Question: Nearly everyone at the Emmys was wearing a yellow ribbon with some sort of pin. I kept waiting for someone to speak up and mention what they were for, but no one did. Do you know what they were for? Thanks! — Michelle

Televisionary: The gold ribbons — most stressed they were gold since yellow reminds too many people of that old Tony Orlando song, I guess — were worn by a large number of attending actors and actresses to show support for striking members of the Screen Actors Guild (SAG) and American Federation of Television and Radio Artists (AFTRA) unions. In what's become Hollywood's longest strike ever — it began May 1 — commercial actors who belong to the unions are walking the picket line over residuals paid by the advertising industry.

Essentially, every time you see a commercial on a broadcast network, the talent appearing in it get paid a certain amount. Advertisers want to roll back the residuals and pay talent only a flat rate for their work, while the talent believes an industry living large due to a strong economy can afford to keep sharing the wealth. (Okay, so I guess I'm being a little too obvious as to which side I stand on.)

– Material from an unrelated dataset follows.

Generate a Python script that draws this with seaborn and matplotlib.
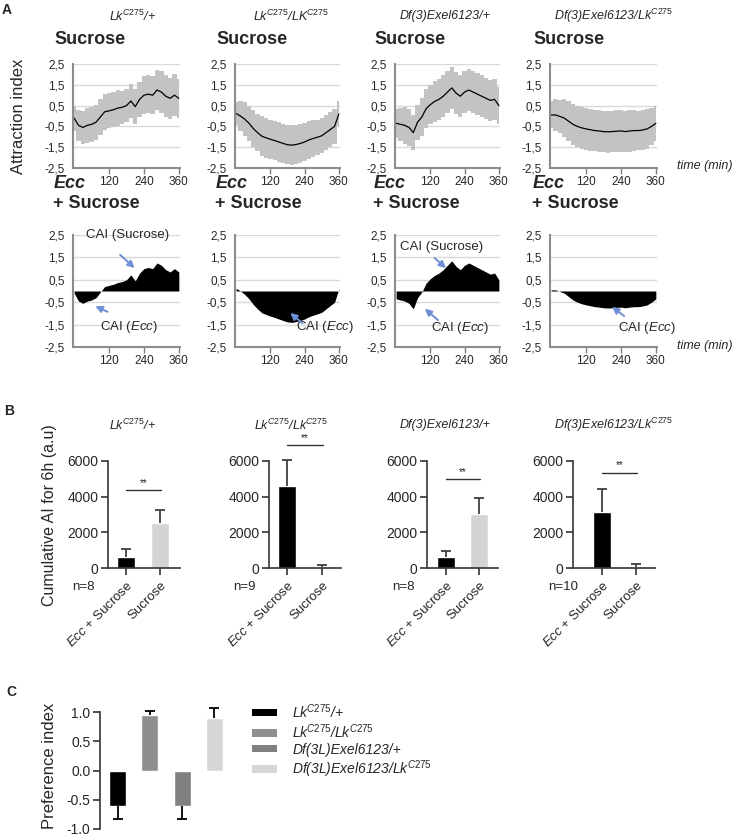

Anyway, many of the big stars you saw don't need to worry about ad residuals to put food on the table, but most of them remember the days when they did. "I survived for many years off commercials," Once and Again star Sela Ward said backstage in the press tent, adding that she'd like to see an end to the strike so she can get back to shooting Sprint ads. Others were a little more opinionated. "All of the athletes and politicians who do commercials, who are scabs and cross the line, should be kicked in their respective you-know-whats," said actor Charles Dutton, who was honored for HBO's The Corner.

Those actors are concerned for their brethren earning food money from ads, but they've got some things at stake, too. Next year, actors' and writers' contracts with the studios and producers expire, and many fear a strike over those same residual issues. If that happens, some think all of Hollywood — TV and film — could effectively shut down for up to a year (or however long it takes to reach a settlement). That's a lot of money lost for the industry and all the small businesses (caterers, prop houses, car services, etc.) that support it. In short, not a good thing.